LISTING:
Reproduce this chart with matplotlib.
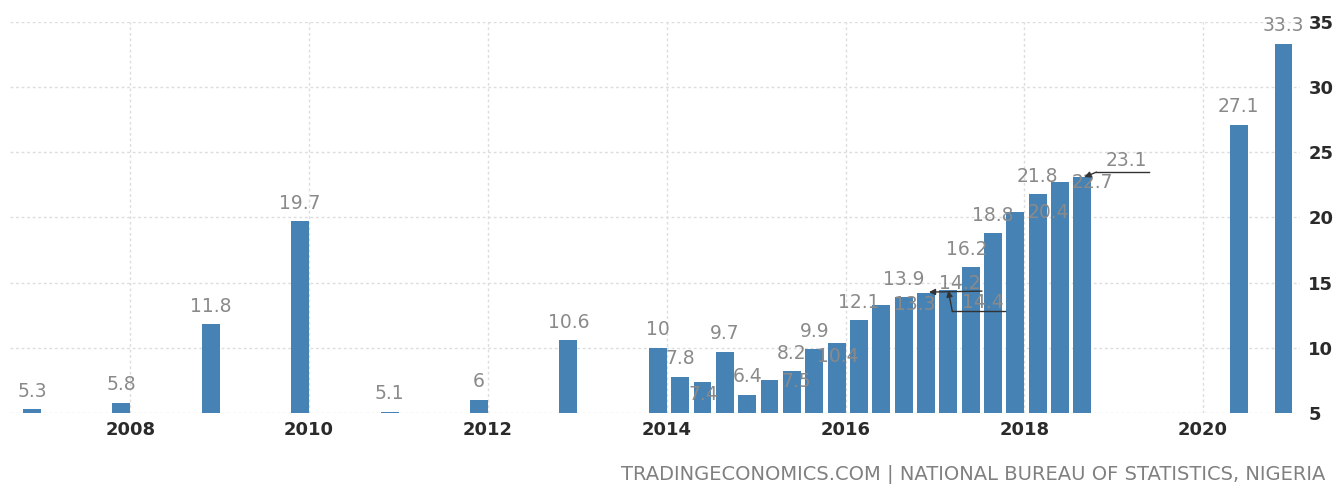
import matplotlib
matplotlib.use("Agg")
import matplotlib.pyplot as plt
from matplotlib.transforms import IdentityTransform

# ---- data ----
periods = ['2006', '2007', '2008', '2009', '2010', '2011', '2012', '2013',
           '2014Q1', '2014Q2', '2014Q3', '2014Q4',
           '2015Q1', '2015Q2', '2015Q3', '2015Q4',
           '2016Q1', '2016Q2', '2016Q3', '2016Q4',
           '2017Q1', '2017Q2', '2017Q3', '2017Q4',
           '2018Q1', '2018Q2', '2018Q3',
           '2020Q2', '2020Q4']
values = [5.3, 5.8, 11.8, 19.7, 5.1, 6, 10.6, 10,
          7.8, 7.4, 9.7, 6.4,
          7.5, 8.2, 9.9, 10.4,
          12.1, 13.3, 13.9, 14.2,
          14.4, 16.2, 18.8, 20.4,
          21.8, 22.7, 23.1,
          27.1, 33.3]
x_ticks = [2008, 2010, 2012, 2014, 2016, 2018, 2020]
y_ticks = [5, 10, 15, 20, 25, 30, 35]
source = "TRADINGECONOMICS.COM | NATIONAL BUREAU OF STATISTICS, NIGERIA"


def period_end(p):
    if 'Q' in p:
        yr, q = p.split('Q')
        return int(yr) + int(q) / 4.0
    return int(p) + 1.0


# bars are drawn slightly before the period end, as on the source chart
xpos = [period_end(p) - 0.10 for p in periods]

# ---- label layout (pixel offsets from bar top; styling only) ----
label_offsets = {
    '2014Q2': (1, -13),
    '2015Q1': (27, -1),
    '2015Q4': (1, -14),
    '2016Q2': (33, 0),
    '2016Q4': (34, 10),
    '2017Q1': (35, -12),
    '2017Q2': (-4, 18),
    '2017Q4': (33, 0),
    '2018Q2': (32, 0),
    '2018Q3': (44, 17),
    '2020Q4': (0, 19),
}
# connector polylines (pixel offsets from bar top; first point is the arrow tip)
connectors = {
    '2016Q4': [(3, 1), (56, 2)],
    '2017Q1': [(0, 0), (4, -21), (57, -21)],
    '2018Q3': [(2, 0), (14, 5), (67, 5)],
}

BAR = '#4682B4'
LABEL = '#8a8a8a'
GRID = '#dddddd'

fig = plt.figure(figsize=(13.38, 4.84), dpi=100)
ax = fig.add_axes([10 / 1338, 71 / 484, 1290 / 1338, 391 / 484])

ax.bar(xpos, values, width=0.2, color=BAR, zorder=2)
ax.set_xlim(2006.654, 2021.084)
ax.set_ylim(5, 35)

ax.set_xticks(x_ticks)
ax.set_xticklabels([str(t) for t in x_ticks])
ax.set_yticks(y_ticks)
ax.set_yticklabels([str(t) for t in y_ticks])
ax.yaxis.tick_right()
ax.tick_params(axis='both', length=0, labelsize=13, colors='#2a2a2a')
ax.tick_params(axis='x', pad=6)
ax.tick_params(axis='y', pad=6)
for lab in ax.get_yticklabels() + ax.get_xticklabels():
    lab.set_fontweight('bold')
for lab in ax.get_yticklabels():
    lab.set_horizontalalignment('left')

ax.grid(True, color=GRID, linestyle=(0, (2, 2)), linewidth=1, zorder=0)
ax.set_axisbelow(True)
for s in ax.spines.values():
    s.set_visible(False)

for p, x, v in zip(periods, xpos, values):
    dx, dy = label_offsets.get(p, (0, 18))
    txt = ('%g' % v)
    ax.annotate(txt, xy=(x, v), xytext=(dx, dy), textcoords='offset pixels',
                ha='center', va='center', fontsize=13.5, color=LABEL, zorder=4,
                annotation_clip=False)

for p, pts in connectors.items():
    i = periods.index(p)
    bx, by = ax.transData.transform((xpos[i], values[i]))
    disp = [(bx + ox, by + oy) for ox, oy in pts]
    xs = [d[0] for d in disp]
    ys = [d[1] for d in disp]
    ax.plot(xs[1:], ys[1:], color='#333333', lw=1, transform=IdentityTransform(),
            clip_on=False, zorder=5)
    ax.annotate('', xy=disp[0], xycoords='figure pixels', xytext=disp[1],
                textcoords='figure pixels',
                arrowprops=dict(arrowstyle='-|>', color='#333333', lw=1,
                                mutation_scale=9, shrinkA=0, shrinkB=0),
                zorder=5)

fig.text(1325 / 1338, 10 / 484, source, ha='right', va='center',
         fontsize=14, color='#808080')

fig.savefig('out.png', dpi=100)
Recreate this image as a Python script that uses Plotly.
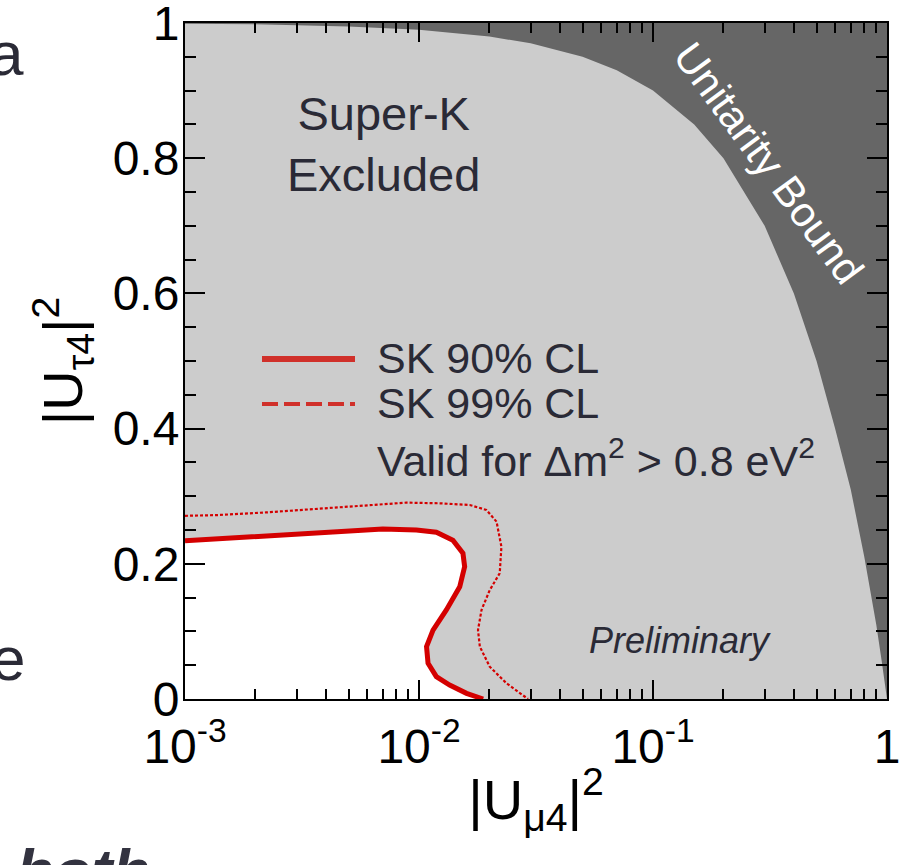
import plotly.graph_objects as go

# ---------------- data ----------------
# Unitarity bound boundary (|U_mu4|^2, |U_tau4|^2)
ub_x = [0.001, 0.002, 0.005, 0.01, 0.02, 0.03, 0.05, 0.07, 0.1, 0.15, 0.2, 0.3,
        0.4, 0.5, 0.6, 0.7, 0.8, 0.9, 0.95, 0.98, 1.0]
ub_y = [0.999, 0.998, 0.995, 0.99, 0.98, 0.97, 0.95, 0.93, 0.90, 0.85, 0.80, 0.70,
        0.60, 0.50, 0.40, 0.31, 0.21, 0.11, 0.055, 0.02, 0.0]

# SK 90% CL contour
cl90_x = [0.001, 0.00189, 0.00309, 0.00428, 0.0070, 0.00975, 0.01186, 0.01396,
          0.01541, 0.01567, 0.01493, 0.01309, 0.01148, 0.01077, 0.01093, 0.01186,
          0.01352, 0.01596, 0.0188]
cl90_y = [0.234, 0.240, 0.245, 0.2475, 0.2515, 0.250, 0.2466, 0.235,
          0.2155, 0.1957, 0.166, 0.1317, 0.102, 0.0774, 0.0528, 0.033,
          0.0207, 0.0084, 0.0]

# SK 99% CL contour
cl99_x = [0.001, 0.00136, 0.00222, 0.00364, 0.00596, 0.00883, 0.01227, 0.01648,
          0.0194, 0.02145, 0.0225, 0.02213, 0.02005, 0.0185, 0.01787, 0.0182,
          0.02005, 0.02366, 0.02924]
cl99_y = [0.271, 0.272, 0.276, 0.281, 0.287, 0.2905, 0.2895, 0.287,
          0.2796, 0.2623, 0.2253, 0.186, 0.161, 0.1317, 0.102, 0.0774,
          0.0478, 0.0232, 0.0]

x_tickvals = [0.001, 0.01, 0.1, 1]
x_ticktext = ["10<sup>-3</sup>", "10<sup>-2</sup>", "10<sup>-1</sup>", "1"]
y_tickvals = [0, 0.2, 0.4, 0.6, 0.8, 1.0]
y_ticktext = ["0", "0.2", "0.4", "0.6", "0.8", "1"]
x_minor = [m * 10 ** e for e in (-3, -2, -1) for m in range(2, 10)]
y_minor = [i * 0.05 for i in range(21)]

# ---------------- styles ----------------
FONT = "Liberation Sans, Arial, Helvetica, sans-serif"
TXT = "#2a2a36"
RED = "#d40000"
LEG_RED = "#d0302a"

fig = go.Figure()

# dark unitarity-excluded region
fig.add_trace(go.Scatter(
    x=ub_x + [1.0, 0.001], y=ub_y + [1.0, 1.0],
    fill="toself", fillcolor="#666666", mode="lines",
    line=dict(width=0, color="#666666"), hoverinfo="skip", showlegend=False))

# white allowed region inside 90% CL
fig.add_trace(go.Scatter(
    x=cl90_x + [0.001], y=cl90_y + [0.0],
    fill="toself", fillcolor="white", mode="lines",
    line=dict(width=0, color="white"), hoverinfo="skip", showlegend=False))

# 99% CL contour (dashed)
fig.add_trace(go.Scatter(
    x=cl99_x, y=cl99_y, mode="lines",
    line=dict(color=RED, width=2.2, dash="3px,2px"), showlegend=False))

# 90% CL contour (solid)
fig.add_trace(go.Scatter(
    x=cl90_x, y=cl90_y, mode="lines",
    line=dict(color=RED, width=5), showlegend=False))

L, R, T, B = 185, 12, 23, 166
W, H = 899, 865
pw, ph = W - L - R, H - T - B


def px(x):
    return (x - L) / pw


def py(y):
    return (H - B - y) / ph


# legend samples
fig.add_shape(type="line", xref="paper", yref="paper",
              x0=px(262), x1=px(355), y0=py(359), y1=py(359),
              line=dict(color=LEG_RED, width=6))
fig.add_shape(type="line", xref="paper", yref="paper",
              x0=px(262), x1=px(355), y0=py(404), y1=py(404),
              line=dict(color=LEG_RED, width=4, dash="16px,6px"))

ann = []


def text(t, x, y, size, color=TXT, xanchor="center", yanchor="middle", angle=0, italic=False, bold=False, family=FONT):
    ann.append(dict(text=t, x=px(x), y=py(y), xref="paper", yref="paper",
                    xanchor=xanchor, yanchor=yanchor, showarrow=False,
                    textangle=angle,
                    font=dict(family=family, size=size, color=color,
                              style="italic" if italic else "normal",
                              weight="bold" if bold else "normal")))


text("SK 90% CL", 375, 358, 43, xanchor="left")
text("SK 99% CL", 375, 403, 43, xanchor="left")
text("Valid for Δm<sup>2</sup> > 0.8 eV<sup>2</sup>", 375, 458, 43, xanchor="left")
text("Super-K<br>Excluded", 383, 144, 47)
text("Preliminary", 680, 640, 36, italic=True)
text("Unitarity Bound", 768, 163, 42, color="white", angle=53.6)

# slide fragments around the chart
text("a", 26, 54, 62, xanchor="right")
text("e", 27, 658, 62, xanchor="right")
text("both", 14, 834, 62, xanchor="left", yanchor="top", italic=True, bold=True, color="#333340")

fig.update_layout(annotations=ann)

axis_common = dict(
    showline=True, linecolor="black", linewidth=2, mirror="allticks",
    ticks="inside", tickcolor="black", tickwidth=1.5,
    showgrid=False, zeroline=False, automargin=False,
    ticklabeloverflow="allow",
    tickfont=dict(family=FONT, size=48, color="black"),
)

fig.update_xaxes(
    type="log", range=[-3, 0], tickmode="array",
    tickvals=x_tickvals, ticktext=x_ticktext, ticklen=19,
    minor=dict(tickmode="array", tickvals=x_minor, ticks="inside", ticklen=10,
               tickcolor="black", tickwidth=1.5, showgrid=False),
    title=dict(text="|U<sub>μ4</sub>|<sup>2</sup>", standoff=8,
               font=dict(family=FONT, size=56, color="black")),
    ticklabelstandoff=4,
    **axis_common)

fig.update_yaxes(
    range=[0, 1], tickmode="array",
    tickvals=y_tickvals, ticktext=y_ticktext, ticklen=20,
    minor=dict(tickmode="array", tickvals=y_minor, ticks="inside", ticklen=11,
               tickcolor="black", tickwidth=1.5, showgrid=False),
    title=dict(text="|U<sub>τ4</sub>|<sup>2</sup>", standoff=12,
               font=dict(family=FONT, size=56, color="black")),
    ticklabelstandoff=-6,
    **axis_common)

fig.update_layout(
    width=W, height=H,
    margin=dict(l=L, r=R, t=T, b=B, pad=0),
    plot_bgcolor="#cccccc", paper_bgcolor="white",
    showlegend=False,
)

fig.write_html("out.html")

SHORT EXERCISE: Repeat the listing above up to and including the line with "NATIONAL BUREAU OF", starting from its first line. Drop any pictures.

SOLUTION FOR THIS EXERCISE:
Reproduce this chart with matplotlib.
import matplotlib
matplotlib.use("Agg")
import matplotlib.pyplot as plt
from matplotlib.transforms import IdentityTransform

# ---- data ----
periods = ['2006', '2007', '2008', '2009', '2010', '2011', '2012', '2013',
           '2014Q1', '2014Q2', '2014Q3', '2014Q4',
           '2015Q1', '2015Q2', '2015Q3', '2015Q4',
           '2016Q1', '2016Q2', '2016Q3', '2016Q4',
           '2017Q1', '2017Q2', '2017Q3', '2017Q4',
           '2018Q1', '2018Q2', '2018Q3',
           '2020Q2', '2020Q4']
values = [5.3, 5.8, 11.8, 19.7, 5.1, 6, 10.6, 10,
          7.8, 7.4, 9.7, 6.4,
          7.5, 8.2, 9.9, 10.4,
          12.1, 13.3, 13.9, 14.2,
          14.4, 16.2, 18.8, 20.4,
          21.8, 22.7, 23.1,
          27.1, 33.3]
x_ticks = [2008, 2010, 2012, 2014, 2016, 2018, 2020]
y_ticks = [5, 10, 15, 20, 25, 30, 35]
source = "TRADINGECONOMICS.COM | NATIONAL BUREAU OF STATISTICS, NIGERIA"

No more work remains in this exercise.